We are given the following solutions:

• 100 mL of \( M \times 10^{-1} \) Ca(NO₃)₂, which provides two moles of NO₃⁻ ions per formula unit.
• 200 mL of \( M \times 10^{-1} \) KNO₃, which provides one mole of NO₃⁻ ion per formula unit.

Step 1:
For \( \text{Ca(NO₃)₂} \):
- The normality of \( \text{Ca(NO₃)₂} \) solution is \( N_1 = M \times 10^{-1} \times 2 = 0.2 \, N \).
- Volume of \( \text{Ca(NO₃)₂} \) solution = 100 mL = 0.1 L.
- Moles of NO₃⁻ from \( \text{Ca(NO₃)₂} \) = \( N_1 \times V = 0.2 \times 0.1 = 0.02 \, \text{equivalents} \).
Step 2:
For \( \text{KNO₃} \):
- The normality of \( \text{KNO₃} \) solution is \( N_2 = M \times 10^{-1} \times 1 = 0.1 \, N \).
- Volume of \( \text{KNO₃} \) solution = 200 mL = 0.2 L.
- Moles of NO₃⁻ from \( \text{KNO₃} \) = \( N_2 \times V = 0.1 \times 0.2 = 0.02 \, \text{equivalents} \).
Step 3:
The total volume of the mixture is \( 0.1 + 0.2 = 0.3 \, L \).
The total moles of NO₃⁻ in the mixture = \( 0.02 + 0.02 = 0.04 \, \text{equivalents} \).
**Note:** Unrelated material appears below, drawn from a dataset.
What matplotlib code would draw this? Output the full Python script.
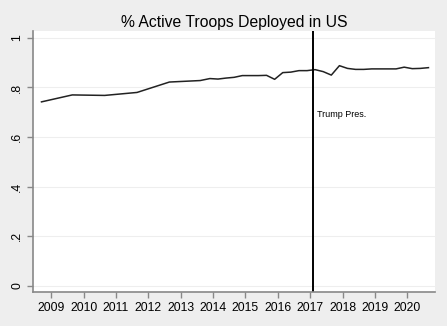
import numpy as np
import matplotlib.pyplot as plt

plt.rcParams['font.family'] = ['Liberation Sans', 'DejaVu Sans']

# share of active-duty troops stationed in the US
years = [2008.7, 2009.65, 2010.65, 2011.65, 2012.65, 2013.6, 2013.9, 2014.15,
         2014.4, 2014.65, 2014.9, 2015.15, 2015.4, 2015.65, 2015.9, 2016.15,
         2016.4, 2016.65, 2016.9, 2017.15, 2017.4, 2017.65, 2017.9, 2018.15,
         2018.4, 2018.65, 2018.9, 2019.15, 2019.4, 2019.65, 2019.9, 2020.15,
         2020.4, 2020.65]
share = [0.742, 0.770, 0.768, 0.780, 0.822, 0.828, 0.836, 0.834,
         0.838, 0.841, 0.848, 0.848, 0.848, 0.849, 0.833, 0.860,
         0.862, 0.868, 0.868, 0.872, 0.864, 0.850, 0.888, 0.877,
         0.873, 0.873, 0.875, 0.875, 0.875, 0.875, 0.882, 0.876,
         0.877, 0.880]
trump_start = 2017.07
xticks = list(range(2009, 2021))
yticks = [0, 0.2, 0.4, 0.6, 0.8, 1.0]
ytick_labels = ["0", ".2", ".4", ".6", ".8", "1"]

fig = plt.figure(figsize=(4.47, 3.26), dpi=100, facecolor="#eeeeee")
ax = fig.add_axes([0.074, 0.104, 0.899, 0.801])
ax.set_facecolor("white")

for y in yticks:
    ax.axhline(y, color="#eeeeee", lw=0.8, zorder=0)

ax.plot(years, share, color="#222222", lw=1.1)
ax.axvline(trump_start, color="black", lw=1.4)
ax.text(trump_start + 0.15, 0.69, "Trump Pres.", fontsize=6.5, va="center")

ax.set_xlim(2008.44, 2020.85)
ax.set_ylim(-0.0254, 1.028)
ax.set_xticks(xticks)
ax.set_xticklabels([str(x) for x in xticks], fontsize=8.8)
ax.set_yticks(yticks)
ax.set_yticklabels(ytick_labels, fontsize=8.8, rotation=90, va="center")

for s in ["top", "right"]:
    ax.spines[s].set_visible(False)
for s in ["left", "bottom"]:
    ax.spines[s].set_color("#888888")
    ax.spines[s].set_linewidth(1.2)
ax.tick_params(color="#888888", length=4, width=1, pad=3)

ax.set_title("% Active Troops Deployed in US", fontsize=11.3, pad=3)

fig.savefig("out.png", dpi=100, facecolor=fig.get_facecolor())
The normality of the resulting solution with respect to NO₃⁻ is: \[ N_{\text{total}} = \frac{0.04 \, \text{equivalents}}{0.3 \, \text{L}} = 0.13 \, \text{N}. \] Thus, the normality of the resulting solution is \( \boxed{0.13 \, \text{N}} \).